Sebesar apa pun kesalahan yang dilakukan oleh seorang anak, bukan menjadi alasan bagi orang tua untuk menghukum anak dengan siksaan fisik. Apalagi akibat siksaan itu sampai menyebabkan sang anak kehilangan nyawa.

Dua kasus anak yang meninggal karena penganiayaan yang dilakukan oleh orang tua kandungnya di atas tidaklah tunggal. Selain kedua kasus itu ada pula kasus serupa lainnya.

Kekerasan terhadap anak yang dilakukan oleh orang tuanya saat ini memang masih kerap terjadi, walaupun tidak sampai menyebabkan sang anak meninggal dunia.

Hal itu tentu harus menjadi perhatian kita semua. Peran pemerintah dan tokoh agama dalam hal ini, untuk mengurangi hal tersebut tentu sangat penting dan sangat diperlukan.

Dihukum Berat

Arist Merdeka Sirait selaku Ketua Umum Komnas Perlindungan Anak. (Foto: PMJ News).

Terpisah, Ketua Komnas PA Arist Merdeka Sirait, meminta kedua pelaku yang merupakan orang tua korban dihukum berat. Hal itu mengacu kepada Undang-Undang Nomor 35 Tahun 2014 tentang perubahan atas UU RI Nomor 23 Tahun 2002 tentang Perlindungan Anak, dimana pasutri ini terancam 20 tahun pidana penjara.

“Kemudian juga bisa ditambah sepertiga dari hukuman pidana pokoknya menjadi pidana seumur hidup,” ungkap Arist di kantor Komnas PA, Jakarta Timur, belum lama ini.

“Dalam kondisi dan situasi apapun korban, siapapun pelakunya dan sampai kapan pun, tidak ada alasan dan toleransi terhadap perampasan hak hidup seseorang apalagi terhadap anak kandung sendiri dengan cara menganiaya, menyiksa, dan mengakibatkan meninggal dunia. Oleh karenanya, Pasutri IS (27) dan LH (26) patut dijerat dengang pidana seumur hidup,” papar Arist.

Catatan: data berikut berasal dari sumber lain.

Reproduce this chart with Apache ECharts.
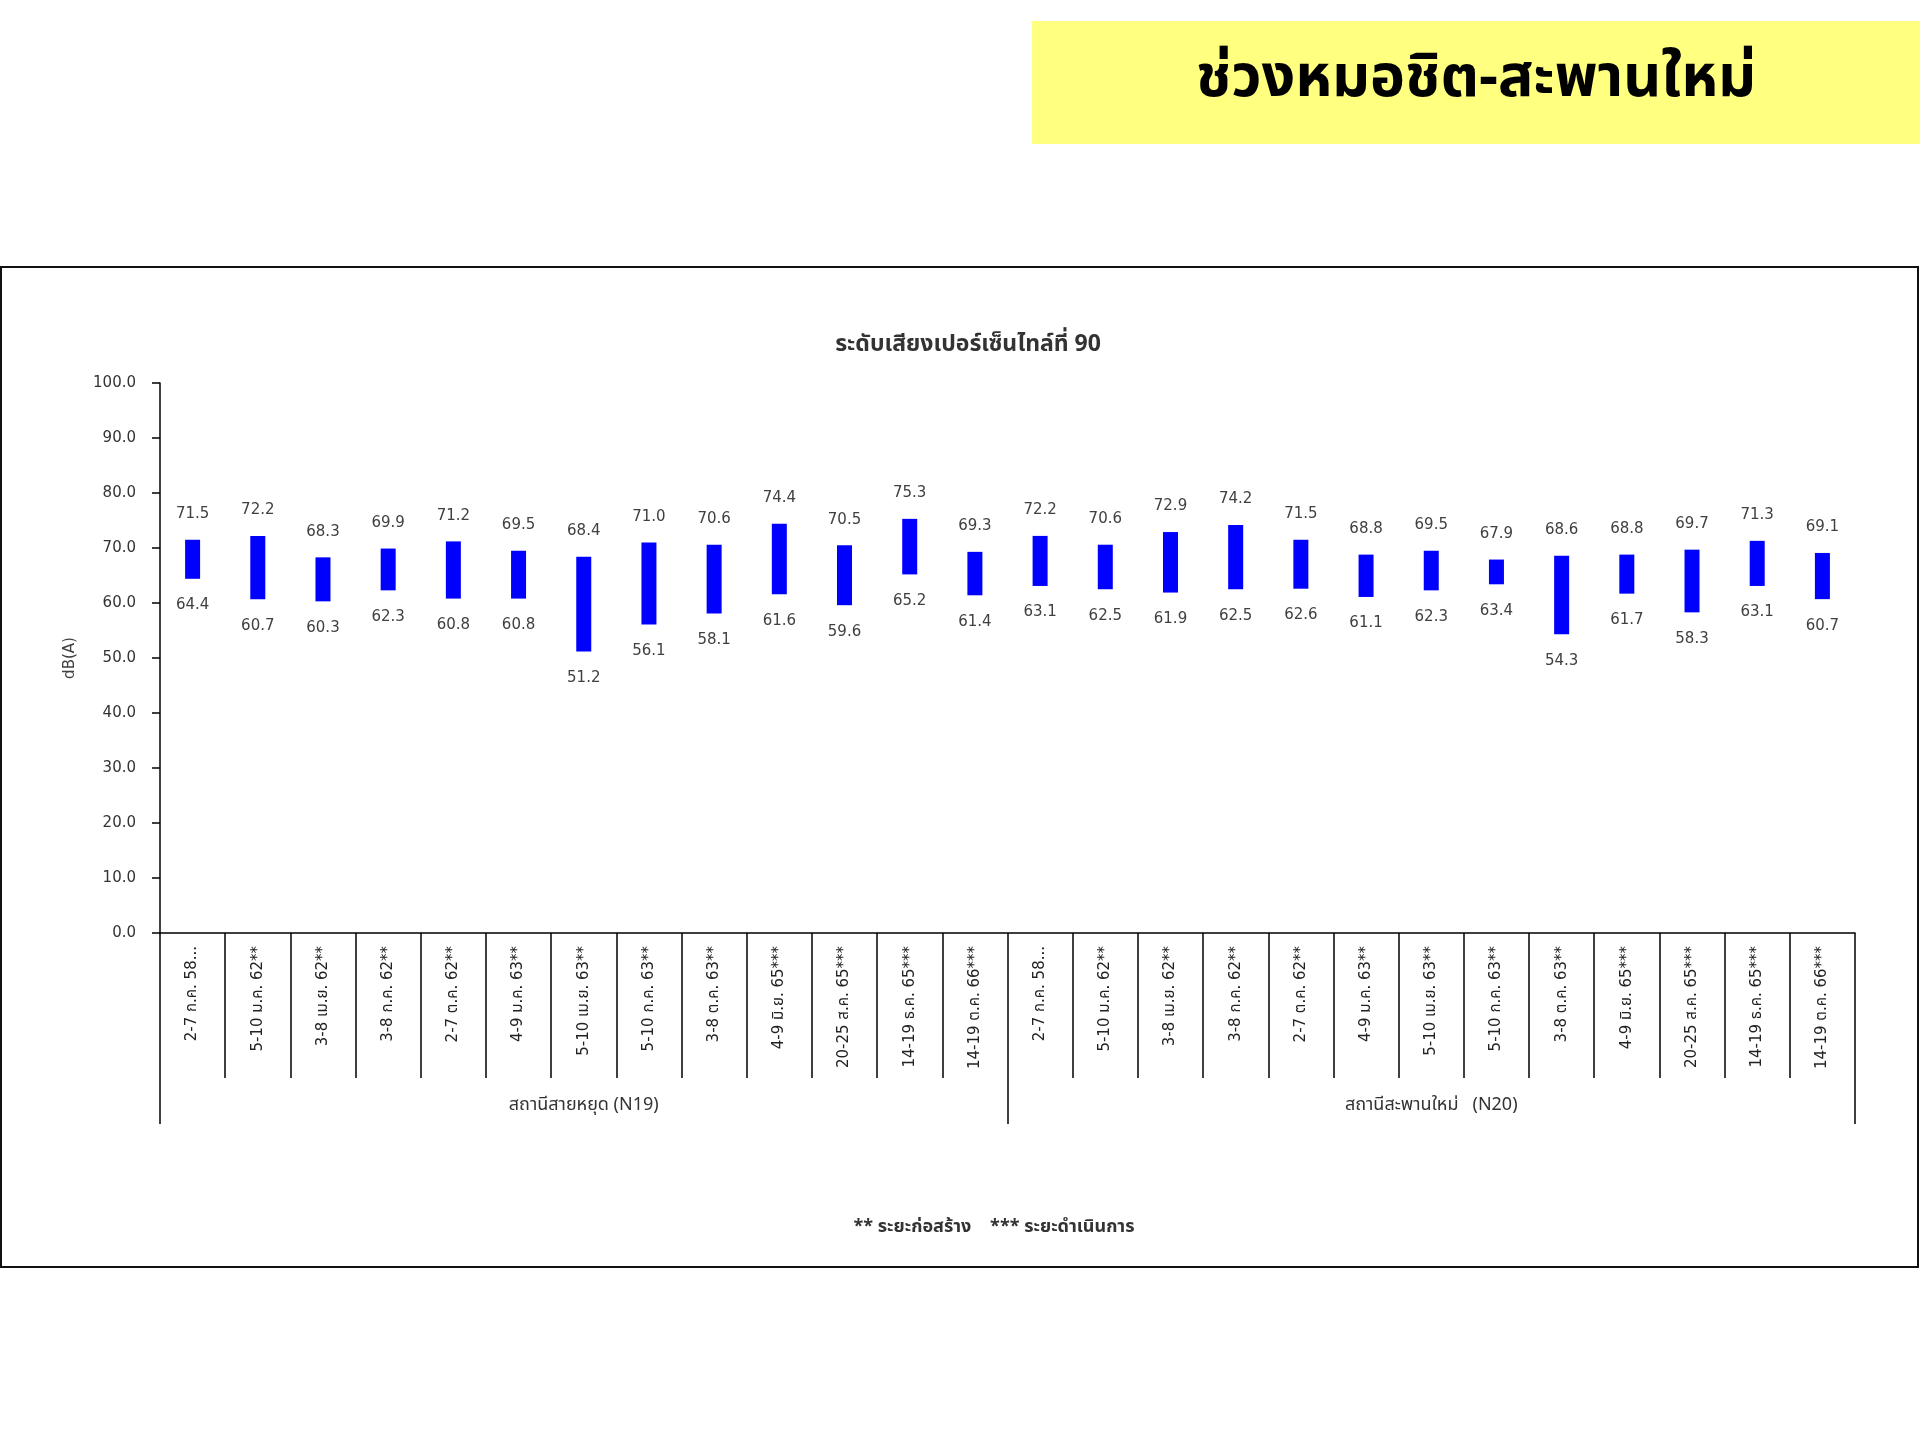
<!DOCTYPE html>
<html><head><meta charset="utf-8">
<script src="https://cdn.jsdelivr.net/npm/echarts@6/dist/echarts.min.js"></script>
<style>html,body{margin:0;padding:0;background:#fff}#c{width:1920px;height:1440px}</style>
</head><body><div id="c"></div>
<script>
const slideTitle = 'ช่วงหมอชิต-สะพานใหม่';
const chartTitle = 'ระดับเสียงเปอร์เซ็นไทล์ที่ 90';
const yAxisName = 'dB(A)';
const footnote = '** ระยะก่อสร้าง    *** ระยะดำเนินการ';
const groups = ['สถานีสายหยุด (N19)', 'สถานีสะพานใหม่   (N20)'];
const periods = ['2-7 ก.ค. 58...', '5-10 ม.ค. 62**', '3-8 เม.ย. 62**', '3-8 ก.ค. 62**', '2-7 ต.ค. 62**',
  '4-9 ม.ค. 63**', '5-10 เม.ย. 63**', '5-10 ก.ค. 63**', '3-8 ต.ค. 63**', '4-9 มิ.ย. 65***',
  '20-25 ส.ค. 65***', '14-19 ธ.ค. 65***', '14-19 ต.ค. 66***'];
const categories = periods.concat(periods);
const highN19 = [71.5, 72.2, 68.3, 69.9, 71.2, 69.5, 68.4, 71.0, 70.6, 74.4, 70.5, 75.3, 69.3];
const lowN19  = [64.4, 60.7, 60.3, 62.3, 60.8, 60.8, 51.2, 56.1, 58.1, 61.6, 59.6, 65.2, 61.4];
const highN20 = [72.2, 70.6, 72.9, 74.2, 71.5, 68.8, 69.5, 67.9, 68.6, 68.8, 69.7, 71.3, 69.1];
const lowN20  = [63.1, 62.5, 61.9, 62.5, 62.6, 61.1, 62.3, 63.4, 54.3, 61.7, 58.3, 63.1, 60.7];
const yMin = 0, yMax = 100, yInterval = 10;

const highValues = highN19.concat(highN20);
const lowValues = lowN19.concat(lowN20);
const rangeValues = highValues.map((h, i) => +(h - lowValues[i]).toFixed(1));

const FONT = "'DejaVu Sans', 'Noto Sans Thai', 'Noto Sans', sans-serif";
const THAI = "'Noto Sans Thai', 'Noto Sans', 'DejaVu Sans', sans-serif";
const chart = echarts.init(document.getElementById('c'));
chart.setOption({
  backgroundColor: '#fff',
  animation: false,
  grid: { left: 160, right: 65, top: 383, bottom: 507, containLabel: false },
  xAxis: [{
    type: 'category', data: categories, position: 'bottom',
    axisLine: { lineStyle: { color: '#000', width: 1.5 } },
    axisTick: { show: true, interval: 0, length: 145, lineStyle: { color: '#000', width: 1.5 } },
    axisLabel: { interval: 0, rotate: 90, margin: 13, fontSize: 15, color: '#222', fontFamily: FONT }
  }, {
    type: 'category', data: groups, position: 'bottom',
    axisLine: { show: false },
    axisTick: { show: true, interval: 0, length: 191, lineStyle: { color: '#000', width: 1.5 } },
    axisLabel: { interval: 0, margin: 164, fontSize: 18, color: '#333', fontFamily: THAI }
  }],
  yAxis: {
    type: 'value', min: yMin, max: yMax, interval: yInterval,
    name: yAxisName, nameLocation: 'middle', nameGap: 82, nameRotate: 90,
    nameTextStyle: { fontSize: 15, color: '#404040', fontFamily: FONT },
    axisLine: { show: true, lineStyle: { color: '#000', width: 1.5 } },
    axisTick: { show: true, length: 8, lineStyle: { color: '#000', width: 1.5 } },
    splitLine: { show: false },
    axisLabel: { formatter: v => v.toFixed(1), margin: 24, fontSize: 15, color: '#333', fontFamily: FONT }
  },
  series: [{
    type: 'bar', stack: 'r', data: lowValues, barWidth: 15, silent: true,
    itemStyle: { color: 'rgba(0,0,0,0)' },
    label: { show: true, position: 'insideTop', distance: 19, color: '#404040', fontSize: 15, fontFamily: FONT,
      formatter: p => lowValues[p.dataIndex].toFixed(1) }
  }, {
    type: 'bar', stack: 'r', data: rangeValues, barWidth: 15,
    itemStyle: { color: '#0000FF' },
    label: { show: true, position: 'top', distance: 18, color: '#404040', fontSize: 15, fontFamily: FONT,
      formatter: p => highValues[p.dataIndex].toFixed(1) }
  }],
  graphic: [
    { type: 'rect', z: -10, shape: { x: 1032, y: 21, width: 888, height: 123 }, style: { fill: '#FFFF80' } },
    { type: 'text', x: 1476, y: 84, style: { text: slideTitle, fill: '#000', font: "bold 59px " + THAI, textAlign: 'center', textVerticalAlign: 'middle' } },
    { type: 'rect', z: -10, shape: { x: 1, y: 267, width: 1917, height: 1000 }, style: { fill: 'none', stroke: '#111', lineWidth: 2 } },
    { type: 'text', x: 968, y: 346, style: { text: chartTitle, fill: '#333', font: "bold 23px " + THAI, textAlign: 'center', textVerticalAlign: 'middle' } },
    { type: 'text', x: 994, y: 1228, style: { text: footnote, fill: '#333', font: "bold 18px " + THAI, textAlign: 'center', textVerticalAlign: 'middle' } }
  ]
});
</script></body></html>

Ia menjelaskan, dari hasil otopsi kepolisian menyebutkan korban anak usia delapan tahun itu menunjukkan ada bekas luka lebam di bagian kepala. Hal itu diduga akibat hantaman benda tumpul.

Dan setelah itu pelaku menguburkan jasad anak perempuannya tersebut secara tidak layak di tempat pemakaman umum (TPU) Gunung Kandang Lebak Banten.

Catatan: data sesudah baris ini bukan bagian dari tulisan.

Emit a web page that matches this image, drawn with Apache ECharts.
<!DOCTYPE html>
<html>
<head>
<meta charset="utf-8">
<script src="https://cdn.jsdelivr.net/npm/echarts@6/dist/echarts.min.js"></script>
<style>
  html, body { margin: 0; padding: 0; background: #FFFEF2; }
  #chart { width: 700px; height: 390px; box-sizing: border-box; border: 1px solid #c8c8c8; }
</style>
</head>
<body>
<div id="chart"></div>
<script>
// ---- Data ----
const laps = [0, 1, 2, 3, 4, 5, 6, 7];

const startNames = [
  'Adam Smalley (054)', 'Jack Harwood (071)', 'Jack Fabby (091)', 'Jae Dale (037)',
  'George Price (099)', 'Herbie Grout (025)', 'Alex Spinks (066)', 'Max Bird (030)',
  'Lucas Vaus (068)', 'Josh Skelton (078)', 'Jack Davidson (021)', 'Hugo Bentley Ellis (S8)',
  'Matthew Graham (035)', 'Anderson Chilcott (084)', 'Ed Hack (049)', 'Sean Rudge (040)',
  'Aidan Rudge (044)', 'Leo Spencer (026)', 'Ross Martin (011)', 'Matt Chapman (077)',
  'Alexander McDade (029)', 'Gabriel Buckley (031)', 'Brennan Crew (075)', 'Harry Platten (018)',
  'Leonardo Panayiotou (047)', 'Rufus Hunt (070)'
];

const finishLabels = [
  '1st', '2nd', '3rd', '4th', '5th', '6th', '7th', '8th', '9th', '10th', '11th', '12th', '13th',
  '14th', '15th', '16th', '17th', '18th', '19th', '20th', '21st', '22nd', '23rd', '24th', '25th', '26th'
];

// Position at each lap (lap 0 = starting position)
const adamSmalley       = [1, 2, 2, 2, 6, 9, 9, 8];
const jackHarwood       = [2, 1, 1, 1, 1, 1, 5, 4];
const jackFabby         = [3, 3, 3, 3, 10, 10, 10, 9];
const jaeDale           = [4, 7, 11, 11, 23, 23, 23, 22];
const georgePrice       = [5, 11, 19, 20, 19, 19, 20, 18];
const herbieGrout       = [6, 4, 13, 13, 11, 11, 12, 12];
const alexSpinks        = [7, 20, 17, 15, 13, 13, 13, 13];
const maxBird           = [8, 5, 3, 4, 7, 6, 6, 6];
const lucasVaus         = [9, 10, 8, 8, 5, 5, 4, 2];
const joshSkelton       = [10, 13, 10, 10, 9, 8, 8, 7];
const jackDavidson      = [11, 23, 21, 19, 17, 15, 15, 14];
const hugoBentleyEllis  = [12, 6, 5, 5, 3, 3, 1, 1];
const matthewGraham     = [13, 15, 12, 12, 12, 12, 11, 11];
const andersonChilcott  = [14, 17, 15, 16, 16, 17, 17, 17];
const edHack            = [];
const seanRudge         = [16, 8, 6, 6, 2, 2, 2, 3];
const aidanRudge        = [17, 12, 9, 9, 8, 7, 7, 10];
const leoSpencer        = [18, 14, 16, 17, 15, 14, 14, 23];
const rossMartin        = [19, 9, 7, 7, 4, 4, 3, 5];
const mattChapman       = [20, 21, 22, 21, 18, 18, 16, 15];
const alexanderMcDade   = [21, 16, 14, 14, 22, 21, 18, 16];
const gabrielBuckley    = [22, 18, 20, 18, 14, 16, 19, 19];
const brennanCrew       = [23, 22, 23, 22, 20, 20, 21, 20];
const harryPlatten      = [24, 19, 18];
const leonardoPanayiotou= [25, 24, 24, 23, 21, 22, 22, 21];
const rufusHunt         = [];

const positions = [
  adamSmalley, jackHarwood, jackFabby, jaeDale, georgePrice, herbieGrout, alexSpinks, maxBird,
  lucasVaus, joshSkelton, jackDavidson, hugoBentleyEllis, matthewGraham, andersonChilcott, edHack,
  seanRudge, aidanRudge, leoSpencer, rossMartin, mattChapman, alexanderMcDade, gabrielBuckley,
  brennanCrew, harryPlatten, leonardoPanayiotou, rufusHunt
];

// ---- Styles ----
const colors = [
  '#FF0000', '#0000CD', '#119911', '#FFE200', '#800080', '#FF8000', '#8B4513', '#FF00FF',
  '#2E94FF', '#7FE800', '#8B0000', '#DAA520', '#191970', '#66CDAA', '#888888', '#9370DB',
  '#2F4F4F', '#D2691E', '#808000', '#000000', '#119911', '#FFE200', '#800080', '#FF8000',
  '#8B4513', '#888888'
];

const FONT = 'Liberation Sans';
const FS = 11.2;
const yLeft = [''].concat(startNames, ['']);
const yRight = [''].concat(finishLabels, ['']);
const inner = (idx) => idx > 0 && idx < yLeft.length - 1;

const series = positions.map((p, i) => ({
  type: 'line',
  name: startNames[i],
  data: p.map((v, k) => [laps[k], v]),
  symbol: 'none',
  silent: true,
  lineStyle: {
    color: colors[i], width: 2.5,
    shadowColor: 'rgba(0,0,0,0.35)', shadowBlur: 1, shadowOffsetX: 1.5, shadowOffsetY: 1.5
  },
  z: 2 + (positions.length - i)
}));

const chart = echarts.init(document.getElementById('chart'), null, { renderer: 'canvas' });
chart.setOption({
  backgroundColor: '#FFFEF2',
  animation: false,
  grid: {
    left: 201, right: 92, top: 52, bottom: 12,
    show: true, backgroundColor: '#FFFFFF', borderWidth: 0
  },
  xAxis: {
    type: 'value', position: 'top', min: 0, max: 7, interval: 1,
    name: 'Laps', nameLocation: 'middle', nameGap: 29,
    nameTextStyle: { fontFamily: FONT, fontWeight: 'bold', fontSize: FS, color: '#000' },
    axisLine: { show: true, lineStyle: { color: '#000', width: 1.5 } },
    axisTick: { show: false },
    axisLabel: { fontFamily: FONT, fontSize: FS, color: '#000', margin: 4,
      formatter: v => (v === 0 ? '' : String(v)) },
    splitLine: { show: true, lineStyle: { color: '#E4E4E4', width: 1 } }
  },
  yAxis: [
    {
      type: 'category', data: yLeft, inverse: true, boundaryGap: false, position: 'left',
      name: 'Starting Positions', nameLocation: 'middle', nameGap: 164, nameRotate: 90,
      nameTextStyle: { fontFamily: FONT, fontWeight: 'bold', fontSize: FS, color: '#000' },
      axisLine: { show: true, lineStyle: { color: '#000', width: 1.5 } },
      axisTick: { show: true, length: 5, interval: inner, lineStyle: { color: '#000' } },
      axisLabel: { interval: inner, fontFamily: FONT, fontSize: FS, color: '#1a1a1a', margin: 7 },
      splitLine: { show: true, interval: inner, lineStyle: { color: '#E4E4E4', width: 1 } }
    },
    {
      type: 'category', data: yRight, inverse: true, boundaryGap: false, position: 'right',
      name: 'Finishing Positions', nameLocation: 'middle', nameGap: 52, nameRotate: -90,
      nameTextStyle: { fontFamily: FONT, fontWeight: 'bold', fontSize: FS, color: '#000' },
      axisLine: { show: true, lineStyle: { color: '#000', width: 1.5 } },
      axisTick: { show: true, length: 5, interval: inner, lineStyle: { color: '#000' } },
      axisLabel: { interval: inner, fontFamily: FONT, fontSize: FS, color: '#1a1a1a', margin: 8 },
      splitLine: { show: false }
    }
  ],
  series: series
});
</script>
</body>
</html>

“Dari hasil otopsi, kepala kanan dan pada tulang tengkorak luka lebam akibat hantaman benda tumpul. Demikian disampaikan Kasat Reskrim Polres Lebak AKBP David Kusuma,” ujar Arist.

“Jasad anak malang ini dibongkar warga dan kepolisian pada Sabtu 12 September lalu dalan kondisi jenazah memang sudah tidak bisa diidentifikasi. Karena oleh pelaku korban dikuburkan sejak 26 Agustus sehingga sudah 3 pekan korban dikuburkan sampai ditemukan oleh warga,” tutur Arist.

KPAI Mengaku Prihatin

Komisioner KPAI Bidang Pendidikan, Retno Listyarti. (Foto: Dok Net)

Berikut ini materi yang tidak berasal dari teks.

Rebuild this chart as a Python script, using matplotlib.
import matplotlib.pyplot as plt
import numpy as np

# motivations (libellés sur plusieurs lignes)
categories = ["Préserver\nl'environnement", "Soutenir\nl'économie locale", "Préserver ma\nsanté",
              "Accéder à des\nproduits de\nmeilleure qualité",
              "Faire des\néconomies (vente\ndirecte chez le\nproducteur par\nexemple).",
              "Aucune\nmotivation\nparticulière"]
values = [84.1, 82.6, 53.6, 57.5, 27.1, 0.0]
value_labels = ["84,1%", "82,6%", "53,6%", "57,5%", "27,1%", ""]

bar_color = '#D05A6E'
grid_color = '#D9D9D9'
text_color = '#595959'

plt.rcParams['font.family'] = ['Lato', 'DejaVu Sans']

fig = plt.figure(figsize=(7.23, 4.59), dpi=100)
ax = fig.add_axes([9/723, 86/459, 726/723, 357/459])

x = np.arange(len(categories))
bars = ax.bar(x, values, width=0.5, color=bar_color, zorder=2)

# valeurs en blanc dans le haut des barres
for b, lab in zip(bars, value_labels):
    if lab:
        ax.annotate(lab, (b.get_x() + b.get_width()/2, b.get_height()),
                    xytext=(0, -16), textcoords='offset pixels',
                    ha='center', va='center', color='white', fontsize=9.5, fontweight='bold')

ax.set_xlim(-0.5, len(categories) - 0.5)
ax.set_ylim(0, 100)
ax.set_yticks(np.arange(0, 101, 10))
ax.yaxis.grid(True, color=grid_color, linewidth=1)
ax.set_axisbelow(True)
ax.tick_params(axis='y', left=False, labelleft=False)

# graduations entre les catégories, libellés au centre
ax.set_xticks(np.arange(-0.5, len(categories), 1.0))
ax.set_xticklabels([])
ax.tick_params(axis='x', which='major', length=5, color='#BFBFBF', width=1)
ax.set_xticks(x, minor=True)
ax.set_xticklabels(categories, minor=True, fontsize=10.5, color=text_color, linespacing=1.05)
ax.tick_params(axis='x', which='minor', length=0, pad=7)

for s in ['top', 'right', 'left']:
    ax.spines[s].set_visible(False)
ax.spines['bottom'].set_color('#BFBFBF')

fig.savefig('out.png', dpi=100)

Komisioner KPAI Bidang Pendidikan Retno Listyarti mengaku prihatin atas kasus pembunuhan anak yang dilakukan oleh orang tuanya itu.

Bocah berusia delapan tahun itu meregang nyawa setelah beberapa kali mengalami kekerasan oleh ibunya sendiri.

Retno mengingatkan terdapat ancaman hukuman yang berat bagi pelaku pembunuhan anak. Apalagi jika yang melakukan orang terdekat korban.

Ancaman hukuman tersebut diatur dalam Undang-undang nomor 35 tahun 2014 tentang perlindungan Anak.

"Jika pelaku kekerasan adalah orang terdekat korban, maka pelaku bisa mendapat pemberatan hukuman sebanyak 1/3, dalam kasus ini tuntutan hukuman maksimal 15 tahun dan jika diperberat 1/3 menjadi 20 tahun," pungkasnya. (Fer).